With Australia grappling with how to respond to an escalation in problem gambling and gambling opportunities, Sydney priest FR JOHN FLYNN wrote for Zenit to show the extent of the challenge
A long-running debate over gambling in Australia received new impetus following reports that payments to families to compensate for the country’s new carbon tax has led to an increase in poker machine revenues.
There was a seven per cent rise in poker machine revenues in gambling venues in Queensland’s gaming venues in May, when the Federal Government’s first payment was made, the Brisbane Times reported on July 18.
Following this, revenue rose almost 12 per cent in June, on a year-by-year basis, according to the Queensland Government, the article said.
According to the Brisbane Times gambling revenue also rose in Victoria.
The payments were highest in lower income areas, which are also the localities with the highest concentration of poker machines.
According to information from an Australian Government website (www.problemgambling.gov.au/facts/) on problem gaming in 2009, 70 per cent of Australians participated in some form of gambling.
Australians spent more than $19 billion on gambling in 2008-09, about $12 billion of which was spent playing poker machines.
The social cost to the community of problem gambling is estimated to be at least $4.7 billion a year, according to the Australian Government.
Problem gamblers lose about $21,000 each year, the website noted, which is one-third of the average Australian salary.
Moreover, some poker machines can be played at a very high intensity, so much so that a gambler could lose more than $1500 in just one hour.

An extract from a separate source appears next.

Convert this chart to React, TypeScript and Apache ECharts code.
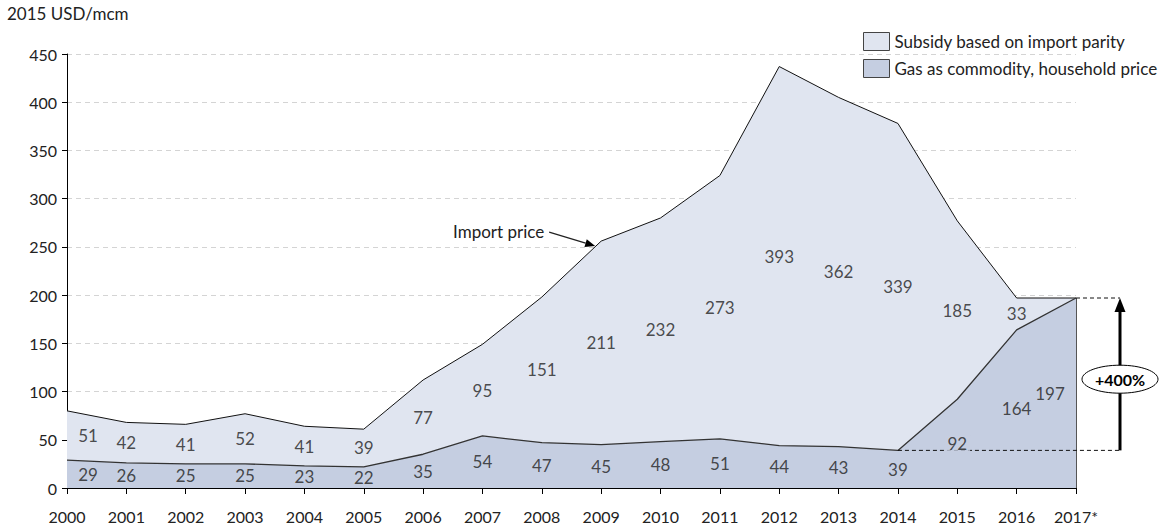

A poignant example of what this means in practice was the case of Leanne Michelle Scott, who a few days ago was sentenced to a six-year jail term for having stolen more than $800,000 from her employer to feed her gambling habit, The Australian newspaper reported on July 13.
“I’m not here to make excuses,” she said outside the Adelaide Magistrates Court. “I just want to warn people that it could happen to anyone.”
Senator Nick Xenophon was present and he commented that the South Australian Government had received about $400,000 in taxes from her gambling, and that it should take responsibility.
“The State Government rakes in close to $1 million in gambling taxes day after day,” Senator Xenophon said outside the court.
Four out of every five problem gamblers in South Australia are addicted to poker machines, despite the growth of online and sports betting, the Adelaide Now news website reported on July 11.
There is one poker machine for every 108 people in Australia, according to an article published last October 2 in The Age newspaper, in Melbourne.
In spite of its relatively low population of just over 22.5 million, Australia ranks number seven in the world for the number of poker machines.
Last Monday (July 16) marked the 20th anniversary of the legalisation of poker machines in Victoria.
From July 1992 to the end of June 2011 losses by punters on the machines totalled $37.9 billion, The Age newspaper reported on July 14.
No less than 40 per cent of losses on poker machines come from problem gamblers, according to government data.
Venues with poker machines can operate almost around the clock, The Age reported in a July 16 article, only being obliged to close for four hours a day.
The Age noted that according to the Monash Alfred Psychiatry Research Centre one in six people presenting to a public mental health service had a gambling problem, and half of those were at risk of suicide.
The most common form of gambling for these people was poker machines.
“People do actually develop the suicidality and depression as a result of gambling,” the centre’s director Professor Jayashri Kulkarni said.
Despite the traditional popularity of poker machines, Internet gambling is sharply increasing.
An increase of almost five million visits were clocked on Australian sports betting and lottery sites in the past six months – a rise of almost 23 per cent, The Herald Sun newspaper reported on July 10.
“The real concern now is that a whole new generation of young problem gamblers could be created,” psychologist Heather Gridley said.
In fact, nearly 130,000 Australians are playing illegal internet poker games, with United States operators raking in $68 million in one year, according to an story published on July 6 in the Brisbane Times.
Online casino games are currently illegal in Australia, but there is pressure for them to be legalised.
“If online poker was given the seal of approval there would be an explosion in its use and with it all the associated issues of problem gambling,” Senator Xenophon said.
In the meantime Australia’s political parties are divided over how to deal with the problems created by gambling, complicated by the fractious political situation of a minority Federal Government, dependent on support from independents and the Greens party.
With state governments relying on gambling revenues for a significant proportion of their income it remains to be seen if concerns over the common good can triumph over self-interest.